Your application code must either generate JSON documents to upload to Azure Cognitive Search or you can use an indexer to load documents if the data source is either Azure SQL Database or Azure Cosmos DB. Typically, indexes are populated from a single dataset that you provide.
For a code sample, see Get Started with Azure Cognitive Search using REST. If you want to practice on an existing index and data (for example, if the code you want to write is on document operations rather than indexing), you can step through a portal-based walkthrough that gets you both data and an index quickly: Create an index in the Azure portal.
In the majority of application development scenarios, search data is separate and external to your application data layer. If your application uses an on-premises database for tracking inventory status, the documents persisted in Azure Cognitive Search will contain similar or identical data values in terms of product name, price, and availability, but they will be stored in the cloud, in an Azure Cognitive Search index optimized for search operations.
You should plan on having one document for each item that you want to search. A movie rental application might have one document per movie, a storefront application might have one document per SKU, an online courseware application might have one document per course, a research firm might have one document for each academic paper in their repository, and so on.

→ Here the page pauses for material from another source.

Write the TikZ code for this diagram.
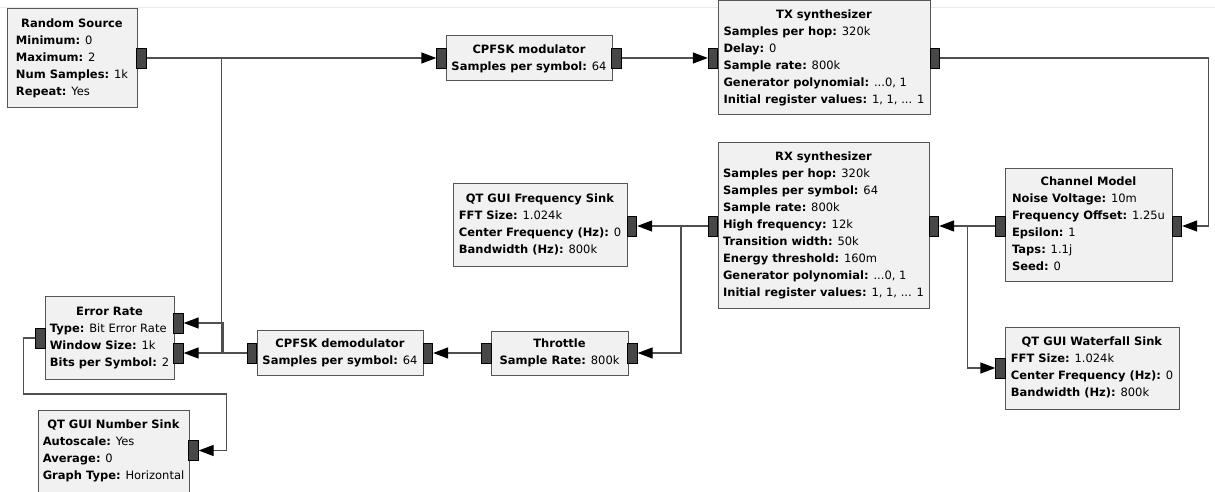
\documentclass[tikz,border=0pt]{standalone}
\usepackage{fontspec}
\setmainfont{DejaVu Sans}
\usetikzlibrary{arrows.meta}
\definecolor{blockfill}{HTML}{F1F1F1}
\definecolor{blockedge}{HTML}{555555}
\definecolor{portfill}{HTML}{474747}
\definecolor{wirecol}{HTML}{505050}
% parameter line: bold key, plain value
\newcommand{\kv}[2]{\textbf{#1:} #2}
% centred block title
\newcommand{\ttl}[1]{\multicolumn{1}{@{}c@{}}{\textbf{#1}}}
\newenvironment{params}{\begin{tabular}{@{}l@{}}}{\end{tabular}}
\begin{document}
\begin{tikzpicture}[x=1pt,y=-1pt,
  font=\fontsize{11.5}{17}\selectfont,
  block/.style={draw=blockedge, fill=blockfill, line width=1pt, inner sep=0pt, text=black},
  port/.style={draw=black, fill=portfill, line width=0.8pt, minimum width=9.5pt, minimum height=20pt, inner sep=0pt},
  wire/.style={draw=wirecol, line width=1.3pt},
  flow/.style={wire, -{Triangle[length=15pt,width=11pt,color=black]}}]
\useasboundingbox (0,0) rectangle (1215,492);
\fill[white] (0,0) rectangle (1215,492);
\draw[black!8, line width=1pt] (0,8) -- (1215,8);

% ---------------- blocks ----------------
\node[block, minimum width=130pt, minimum height=99pt] (src) at (72,58.5) {\begin{params}
\ttl{Random Source}\\ \kv{Minimum}{0}\\ \kv{Maximum}{2}\\ \kv{Num Samples}{1k}\\ \kv{Repeat}{Yes}\end{params}};

\node[block, minimum width=166pt, minimum height=45pt] (mod) at (529,58.5) {\begin{params}
\ttl{CPFSK modulator}\\ \kv{Samples per symbol}{64}\end{params}};

\node[block, minimum width=212pt, minimum height=114pt] (tx) at (824,58) {\begin{params}
\ttl{TX synthesizer}\\ \kv{Samples per hop}{320k}\\ \kv{Delay}{0}\\ \kv{Sample rate}{800k}\\
\kv{Generator polynomial}{...0, 1}\\ \kv{Initial register values}{1, 1, ... 1}\end{params}};

\node[block, minimum width=211pt, minimum height=165pt] (rx) at (823.5,225.5) {\begin{params}
\ttl{RX synthesizer}\\ \kv{Samples per hop}{320k}\\ \kv{Samples per symbol}{64}\\ \kv{Sample rate}{800k}\\
\kv{High frequency}{12k}\\ \kv{Transition width}{50k}\\ \kv{Energy threshold}{160m}\\
\kv{Generator polynomial}{...0, 1}\\ \kv{Initial register values}{1, 1, ... 1}\end{params}};

\node[block, minimum width=174pt, minimum height=83pt] (fsink) at (540,225) {\begin{params}
\ttl{QT GUI Frequency Sink}\\ \kv{FFT Size}{1.024k}\\ \kv{Center Frequency (Hz)}{0}\\ \kv{Bandwidth (Hz)}{800k}\end{params}};

\node[block, minimum width=167pt, minimum height=113pt] (chan) at (1088.5,224.5) {\begin{params}
\ttl{Channel Model}\\ \kv{Noise Voltage}{10m}\\ \kv{Frequency Offset}{1.25u}\\ \kv{Epsilon}{1}\\ \kv{Taps}{1.1j}\\ \kv{Seed}{0}\end{params}};

\node[block, minimum width=174pt, minimum height=82pt] (wfall) at (1092,368) {\begin{params}
\ttl{QT GUI Waterfall Sink}\\ \kv{FFT Size}{1.024k}\\ \kv{Center Frequency (Hz)}{0}\\ \kv{Bandwidth (Hz)}{800k}\end{params}};

\node[block, minimum width=129pt, minimum height=83pt] (err) at (109.5,337.5) {\begin{params}
\ttl{Error Rate}\\ \kv{Type}{Bit Error Rate}\\ \kv{Window Size}{1k}\\ \kv{Bits per Symbol}{2}\end{params}};

\node[block, minimum width=166pt, minimum height=45pt] (demod) at (340,353) {\begin{params}
\ttl{CPFSK demodulator}\\ \kv{Samples per symbol}{64}\end{params}};

\node[block, minimum width=137pt, minimum height=44pt] (thr) at (559.5,353) {\begin{params}
\ttl{Throttle}\\ \kv{Sample Rate}{800k}\end{params}};

\node[block, minimum width=151pt, minimum height=82pt] (nsink) at (113.5,451) {\begin{params}
\ttl{QT GUI Number Sink}\\ \kv{Autoscale}{Yes}\\ \kv{Average}{0}\\ \kv{Graph Type}{Horizontal}\end{params}};

% ---------------- ports ----------------
\node[port] (src-o) at (141.5,58) {};
\node[port] (mod-i) at (441.5,58) {};
\node[port] (mod-o) at (616.5,58) {};
\node[port] (tx-i) at (713,58) {};
\node[port] (tx-o) at (935,58) {};
\node[port] (rx-o) at (713,226) {};
\node[port] (rx-i) at (934,226) {};
\node[port] (fs-i) at (632,226) {};
\node[port] (ch-o) at (1000.5,226) {};
\node[port] (ch-i) at (1177,226) {};
\node[port] (wf-i) at (1000.5,368) {};
\node[port] (er-i0) at (178.5,323) {};
\node[port] (er-i1) at (178.5,353) {};
\node[port] (er-o) at (40.5,338) {};
\node[port] (dm-i) at (428,353) {};
\node[port] (dm-o) at (252,353) {};
\node[port] (th-i) at (632.5,353) {};
\node[port] (th-o) at (486.5,353) {};
\node[port] (ns-i) at (193.5,450.5) {};

% ---------------- connections ----------------
\draw[flow] (src-o.east) -- (mod-i.west);
\draw[flow] (src-o.east) -- ++(75,0) |- (er-i1.east);
\draw[flow] (mod-o.east) -- (tx-i.west);
\draw[flow] (tx-o.east) -| ([xshift=26pt]ch-i.east) -- (ch-i.east);
\draw[flow] (ch-o.west) -- (rx-i.east);
\draw[flow] (ch-o.west) -- ++(-28,0) |- (wf-i.west);
\draw[flow] (rx-o.west) -- (fs-i.east);
\draw[flow] (rx-o.west) -- ++(-27,0) |- (th-i.east);
\draw[flow] (th-o.west) -- (dm-i.east);
\draw[flow] (dm-o.west) -- ++(-24,0) |- (er-i0.east);
\draw[flow] (er-o.west) -- ++(-12,0) -- ++(0,56) -| ([xshift=28pt]ns-i.east) -- (ns-i.east);
\end{tikzpicture}
\end{document}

Document definition in the schema
Documents consist of one or more fields. Fields can contain text that is tokenized into search terms, as well as non-tokenized or non-text values that can be used in filters or scoring profiles. The names, data types, and search features supported for each field are determined by the index schema. One of the fields in each index schema must be designated as an ID, and each document must have a value for the ID field that uniquely identifies that document in the index. All other document fields are optional and will default to a null value if left unspecified. Null values do not take up space in the inverted index.
Operations on Documents
Allowable operations on Azure Cognitive Search documents include the following:
Once you have created an index, you can start adding, updating or removing documents that match the configured schema into the index. This step populates the index that you previously defined on the service.
You can use either Lucene query syntax or a simple syntax to formulate full-text search queries in your application code. You can also use an OData syntax in a $filter to get scoped search.
Suggestions are type-ahead, autocomplete queries that are displayed as the user enters a search term. For example, while typing "mountain bikes", a list of potential queries that include "mountain bikes" drop-down below the search box. Suggestions are a document operation because potential queries are built from the fields in your documents.
You can retrieve a document by its ID, which can be useful when you know exactly which document should be returned in the search results list.